L'église du Mesnil-Ciboult

Nous avons vu que le seigneur de Nerée avait droit de patronage de la paroisse du Mesnil-Ciboult. Cela signifie qu'il avait le privilège de présenter un nouveau curé lorsque le poste était vacant. Ce droit a d'ailleurs donné lieu à divers litiges, nous l'avons vu.

L'intérieur de l'église ne présente pas de traces des époques anciennes. Nous remarquons toutefois, dans la sacristie, environ un mètre carré de petites dalles rougeâtres semblables à celles de la chambre du manoir de Noirée. Elles sont à préserver précieusement.

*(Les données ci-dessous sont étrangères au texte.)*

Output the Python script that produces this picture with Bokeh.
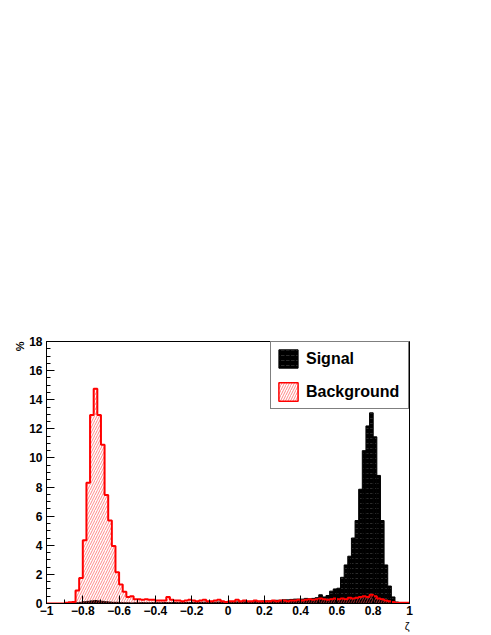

Dans la sacristie, notre attention a été particulièrement attirée par l'armoire des chapes. Cette haute, large et profonde armoire à deux portes a du être fabriquée à cet usage. Sous sa corniche un bandeau est sculpté de rinceaux – branches recourbées prolongées par des feuilles – et, au centre, d'une rose. On retrouve la rose emblème de la famille du Guey. On peut de ce fait penser que cette armoire a été fabriquée avant 1630. Les deux portes, par contre, présentent des motifs qui rappellent le style Louis XIV.

A l'extérieur de l'église nous remarquons trois pierres tombales maçonnées dans les murs. La pierre à l'est de l'église a été en grande partie martelée. Nous pouvons toutefois encore lire: "… curé de Mesnil Ciboult au droit du sieur de Noirée". Les deux pierres dans le mur sud sont illisibles.

Mentionnons encore l'if "millénaire" du cimetière. Constitué d'une couronne d'environ quatre mètres de diamètre, encore au centre, il a probablement vu naître et mourir tous ceux que nous avons cités depuis l'an 1300.

NB: Richard Jean de Nerée, protestant, probablement de la branche des du Guey de Pontécoulant-Proussy-La Villette, émigra aux Pays-Bas en 1601. Ses descendants portent toujours ce nom de "de Nerée" et vivent aux Pays-Bas.